Francois Schleblusch is a Graphic Designer by day and soap extraordinaire by night. He tells us of his life long love of soap and how he came to make and sell them himself.
When did you start making soaps and salts, and why?
I started making them just over a year ago now. I’ve always had an obsession with soap since I was little. When I was out shopping with my mum I would ask for a particular bar of soap. As soon as she handed me one, I was as happy as can be and left her to carry out her shopping in peace in quiet. A very odd thing to ask for I admit, but I suppose it’s better than crying over toys.
Then early last year I started thinking about potential wedding favours for our big day and I really wanted to make something. So the idea of soap popped into my head. I did tons of research and made my first batch. I was very surprised at how easy it was and how much I enjoyed it. So tried another batch and I was hooked.
I worked long and hard on the brand image first until I was 100% happy with it before thinking of flavours and products. From there it snowballed out of control really into what BōN is today.
I imagine it as quite a messy process! Does it take a long time and a lot of space?
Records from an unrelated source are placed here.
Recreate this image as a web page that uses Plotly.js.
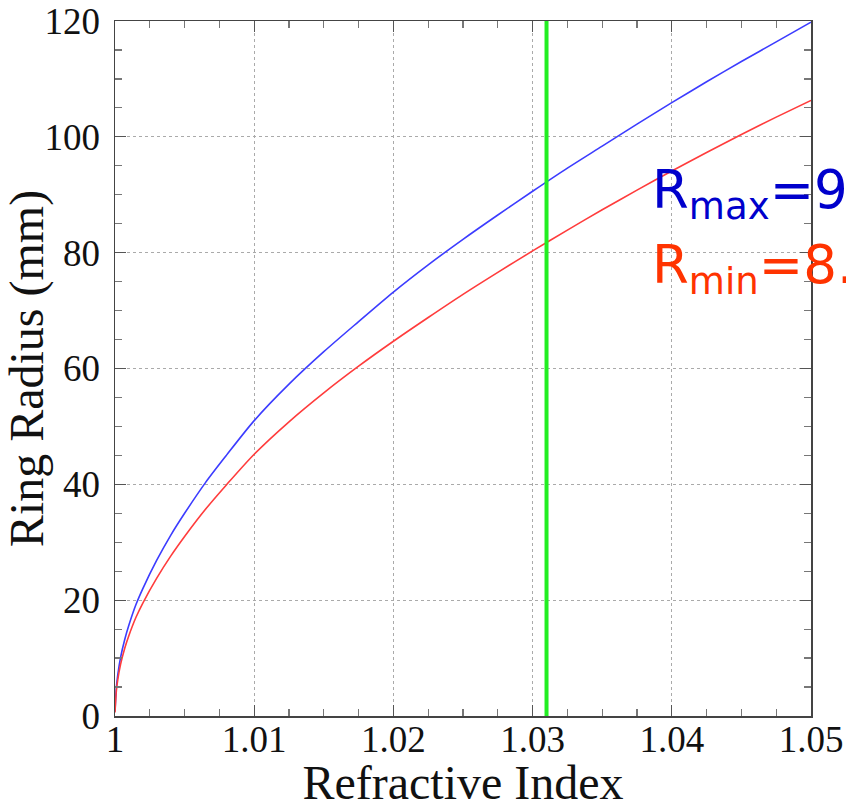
<!DOCTYPE html>
<html><head><meta charset="utf-8">
<script src="https://cdn.plot.ly/plotly-3.0.1.min.js"></script>
<style>html,body{margin:0;padding:0;background:#fff;overflow:hidden}</style>
</head><body><div id="chart" style="width:846px;height:809px"></div>
<script>
const refractiveIndex = [1.0, 1.0001, 1.0002, 1.0004, 1.0007, 1.001, 1.0015, 1.002, 1.003, 1.004, 1.005, 1.0065, 1.008, 1.01, 1.0125, 1.015, 1.0175, 1.02, 1.0225, 1.025, 1.0275, 1.03, 1.0325, 1.035, 1.0375, 1.04, 1.0425, 1.045, 1.0475, 1.05];
const ringRadiusMax = [0.8, 5.0, 7.1, 10.1, 13.2, 15.7, 19.2, 22.0, 26.9, 31.2, 35.0, 40.3, 45.0, 51.0, 57.3, 62.9, 68.1, 73.2, 77.9, 82.3, 86.5, 90.6, 94.6, 98.4, 102.2, 105.9, 109.5, 113.0, 116.4, 119.8];
const ringRadiusMin = [0.6, 4.4, 6.3, 8.9, 11.7, 13.9, 17.0, 19.5, 23.8, 27.6, 31.0, 35.7, 39.9, 45.2, 50.8, 55.8, 60.4, 64.7, 68.8, 72.8, 76.6, 80.3, 83.9, 87.4, 90.8, 94.1, 97.3, 100.4, 103.4, 106.3];
const markerIndex = [1.031, 1.031];
const markerRadius = [0, 120];
const xTickVals = [1, 1.01, 1.02, 1.03, 1.04, 1.05];
const xTickText = ['1', '1.01', '1.02', '1.03', '1.04', '1.05'];
const yTickVals = [0, 20, 40, 60, 80, 100, 120];
const yTickText = ['0', '20', '40', '60', '80', '100', '120'];
const labelMax = 'R<sub>max</sub>=9.';
const labelMin = 'R<sub>min</sub>=8.';

const serif = 'Liberation Serif, Times New Roman, serif';
const sans = 'DejaVu Sans, Verdana, sans-serif';

const traces = [
  {x: refractiveIndex, y: ringRadiusMax, mode: 'lines', line: {color: '#3c3cff', width: 1.6, shape: 'spline', smoothing: 0.8}, hoverinfo: 'skip'},
  {x: refractiveIndex, y: ringRadiusMin, mode: 'lines', line: {color: '#ff3c3c', width: 1.6, shape: 'spline', smoothing: 0.8}, hoverinfo: 'skip'},
  {x: markerIndex, y: markerRadius, mode: 'lines', line: {color: '#22ee22', width: 4}, hoverinfo: 'skip'}
];

const axisCommon = {
  showline: true, linecolor: '#444', linewidth: 1.5, mirror: 'ticks',
  ticks: 'inside', ticklen: 11, tickwidth: 1.2, tickcolor: '#555',
  showgrid: true, gridcolor: '#aaa', griddash: 'dot', gridwidth: 1,
  zeroline: false,
  tickfont: {family: serif, size: 37, color: '#111'}
};

const layout = {
  width: 846, height: 809,
  margin: {l: 115, r: 35, t: 21, b: 93},
  paper_bgcolor: '#fff', plot_bgcolor: '#fff',
  showlegend: false,
  xaxis: Object.assign({}, axisCommon, {
    range: [1, 1.05], tickvals: xTickVals, ticktext: xTickText,
    minor: {ticks: 'inside', ticklen: 7, tickcolor: '#777', dtick: 0.0025, showgrid: false},
    ticklabelstandoff: -10,
    title: {text: 'Refractive Index', font: {family: serif, size: 48, color: '#111'}, standoff: 4}
  }),
  yaxis: Object.assign({}, axisCommon, {
    range: [0, 120], tickvals: yTickVals, ticktext: yTickText,
    minor: {ticks: 'inside', ticklen: 7, tickcolor: '#777', dtick: 5, showgrid: false},
    ticklabelstandoff: 6,
    title: {text: 'Ring Radius (mm)', font: {family: serif, size: 48, color: '#111'}, standoff: 0}
  }),
  annotations: [
    {xref: 'x', yref: 'y', x: 1.0384, y: 84.0, xanchor: 'left', yanchor: 'bottom', showarrow: false,
     text: labelMax, font: {family: sans, size: 53, color: '#0000cc'}},
    {xref: 'x', yref: 'y', x: 1.0384, y: 71.0, xanchor: 'left', yanchor: 'bottom', showarrow: false,
     text: labelMin, font: {family: sans, size: 53, color: '#ff3300'}}
  ]
};

Plotly.newPlot('chart', traces, layout, {staticPlot: true, displayModeBar: false});
</script></body></html>
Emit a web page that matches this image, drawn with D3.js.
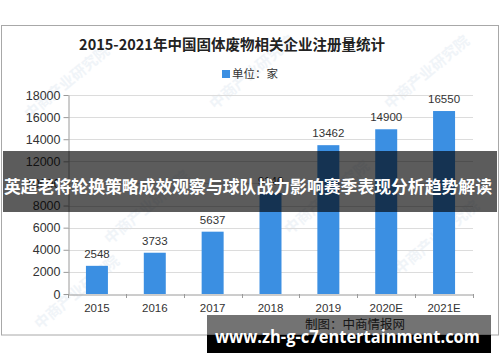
<!DOCTYPE html>
<html>
<head>
<meta charset="utf-8">
<script src="https://cdn.jsdelivr.net/npm/d3@7"></script>
<style>
  body { margin: 0; background: #fff; }
  svg { display: block; }
</style>
</head>
<body>
<svg width="500" height="362"></svg>
<script>
// data
var years = ["2015", "2016", "2017", "2018", "2019", "2020E", "2021E"];
var counts = [2548, 3733, 5637, 9140, 13462, 14900, 16550];
var yTicks = [0, 2000, 4000, 6000, 8000, 10000, 12000, 14000, 16000, 18000];

var title = "2015-2021年中国固体废物相关企业注册量统计";
var legendLabel = "单位：家";
var source = "制图：中商情报网";
var banner = "英超老将轮换策略成效观察与球队战力影响赛季表现分析趋势解读";
var site = "www.zh-g-c7entertainment.com";

var svg = d3.select("svg");
var font = "'Noto Sans CJK SC', 'Noto Sans', sans-serif";
var numFont = "'Liberation Sans', Arial, sans-serif";
var barColour = "#3b8fe2";

// frame
svg.append("rect")
    .attr("x", 1.5).attr("y", 25.5)
    .attr("width", 497).attr("height", 309.5)
    .attr("fill", "#fff")
    .attr("stroke", "#a8a8a8");

// faint watermarks
var marks = [[30, 120], [215, 110], [390, 110], [110, 245], [290, 235], [40, 330], [400, 275]];
svg.append("g").selectAll("text")
    .data(marks).enter()
    .append("text")
    .attr("transform", d => "translate(" + d[0] + "," + d[1] + ") rotate(-40)")
    .attr("font-family", font)
    .attr("font-size", 15)
    .attr("font-weight", "bold")
    .attr("fill", "#e3ebf3")
    .attr("opacity", 0.5)
    .text("中商产业研究院");

// scales
var x = d3.scaleBand()
    .domain(years)
    .range([68, 473])
    .paddingInner(0.62)
    .paddingOuter(0.31);

var y = d3.scaleLinear()
    .domain([0, 18000])
    .range([294, 95]);

// gridlines
svg.append("g").selectAll("line")
    .data(yTicks.slice(1)).enter()
    .append("line")
    .attr("x1", 68).attr("x2", 473)
    .attr("y1", d => Math.round(y(d)) + 0.5)
    .attr("y2", d => Math.round(y(d)) + 0.5)
    .attr("stroke", "#dcdcdc");

// y axis
var yAxis = svg.append("g")
    .attr("transform", "translate(68.5,0)")
    .call(d3.axisLeft(y).tickValues(yTicks).tickFormat(d3.format("d"))
        .tickSize(5).tickSizeOuter(0).tickPadding(3));
yAxis.selectAll("text").attr("font-family", numFont).attr("font-size", 12.5).attr("fill", "#333");
yAxis.selectAll("line, path").attr("stroke", "#9a9a9a");

// x axis
var xAxis = svg.append("g")
    .attr("transform", "translate(0,294.5)")
    .call(d3.axisBottom(x).tickSize(0).tickPadding(9));
xAxis.select("path").attr("stroke", "#9a9a9a");
xAxis.selectAll("text").attr("font-family", numFont).attr("font-size", 11.5).attr("fill", "#333");

// ticks at band edges
var edges = years.map(d => x(d) - x.step() * x.paddingInner() / 2).concat([473]);
svg.append("g").selectAll("line")
    .data(edges).enter()
    .append("line")
    .attr("x1", d => Math.round(d) + 0.5).attr("x2", d => Math.round(d) + 0.5)
    .attr("y1", 294).attr("y2", 298)
    .attr("stroke", "#9a9a9a");

// bars
svg.append("g").selectAll("rect")
    .data(counts).enter()
    .append("rect")
    .attr("x", (d, i) => x(years[i]))
    .attr("width", x.bandwidth())
    .attr("y", d => y(d))
    .attr("height", d => y(0) - y(d))
    .attr("fill", barColour);

// value labels
svg.append("g").selectAll("text")
    .data(counts).enter()
    .append("text")
    .attr("x", (d, i) => x(years[i]) + x.bandwidth() / 2)
    .attr("y", d => y(d) - 8)
    .attr("text-anchor", "middle")
    .attr("font-family", numFont)
    .attr("font-size", 11.5)
    .attr("fill", "#333")
    .text(d => d);

// title
svg.append("text")
    .attr("x", 232).attr("y", 50)
    .attr("text-anchor", "middle")
    .attr("font-family", font)
    .attr("font-size", 14.5)
    .attr("font-weight", "bold")
    .attr("fill", "#222")
    .text(title);

// legend
svg.append("rect")
    .attr("x", 222).attr("y", 70)
    .attr("width", 8).attr("height", 8)
    .attr("fill", barColour);
svg.append("text")
    .attr("x", 232).attr("y", 78)
    .attr("font-family", font)
    .attr("font-size", 11.5)
    .attr("fill", "#333")
    .text(legendLabel);

// source
svg.append("text")
    .attr("x", 305).attr("y", 329)
    .attr("font-family", font)
    .attr("font-size", 12.5)
    .attr("fill", "#333")
    .text(source);

// overlay banner
svg.append("rect")
    .attr("x", 3).attr("y", 151)
    .attr("width", 494).attr("height", 61)
    .attr("fill", "rgba(0,0,0,0.64)");
svg.append("text")
    .attr("x", 4).attr("y", 193)
    .attr("font-family", font)
    .attr("font-size", 17)
    .attr("font-weight", "bold")
    .attr("fill", "#fff")
    .attr("textLength", 488)
    .attr("lengthAdjust", "spacingAndGlyphs")
    .text(banner);

// bottom site band
svg.append("rect")
    .attr("x", 207).attr("y", 315)
    .attr("width", 284).attr("height", 20)
    .attr("fill", "rgba(0,0,0,0.55)");
svg.append("rect")
    .attr("x", 207).attr("y", 335)
    .attr("width", 284).attr("height", 18)
    .attr("fill", "#000");
svg.append("text")
    .attr("x", 215).attr("y", 343)
    .attr("font-family", "'Open Sans', 'DejaVu Sans', sans-serif")
    .attr("font-size", 17)
    .attr("font-weight", "bold")
    .attr("fill", "#fff")
    .attr("textLength", 265)
    .attr("lengthAdjust", "spacingAndGlyphs")
    .text(site);
</script>
</body>
</html>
Surprisingly enough it’s not very messy. I can make all the bars at home on the stove-top, it’s something you can make without a great deal of special equipment. To make one batch, which yields 10 bars, takes about 45 minutes from prep to washing up so not very long at all. I then cut and stamp the bars a couple of days later.
The tricky part is the curing process, during which the pH neutralises and the bars harden, making it safe to use on even sensitive skin. This is where the storage becomes a problem as they have to sit and air out for 4 weeks! So I’ve had to work my way around it and I have soap curing on top of cupboards where they are not disturbed.
How do you source your ingredients to keep your products natural?
This was very hard at first to find all the ingredients I needed. I could have easily settled for cheaper supplies, but I had a vision of wanting to use natural and organic ingredients and I stuck by it.
After lots of research I found some great suppliers in Glasgow, Northampton and Carshalton, in Surrey. I also source some special butters from Ghana as well as teas and essential oils from South Africa (where I was born). I finally managed to source all natural colorants as I never wanted to use dyes and oxides like some high street stores.
Do you hope to sell through shops, and who would be the dream stockists for you?
I would love to sell through some shops, but it would be very important that they are not mainstream high street shops. I’ve had my eye on a few, especially InHouse Space and Lavender Room in Brighton.
What advice would you give someone changing careers to do something completely different?
I had no idea what I was getting myself in for, but I went for it all the same. Put your heart and soul into your work, and your customers will see it and appreciate the hard work you’ve done.
People love to hear where an idea started, it shows that you are a normal person and it makes the products more special and unique. It takes hard work, lots of planning and lots of research but it’s all worth it.
Go to local craft fairs, you will meet fantastic people with extraordinary talent. And make sure you go to workshops and seminars, I always leave with a notebook full of scribbles and a brain ready to burst with ideas!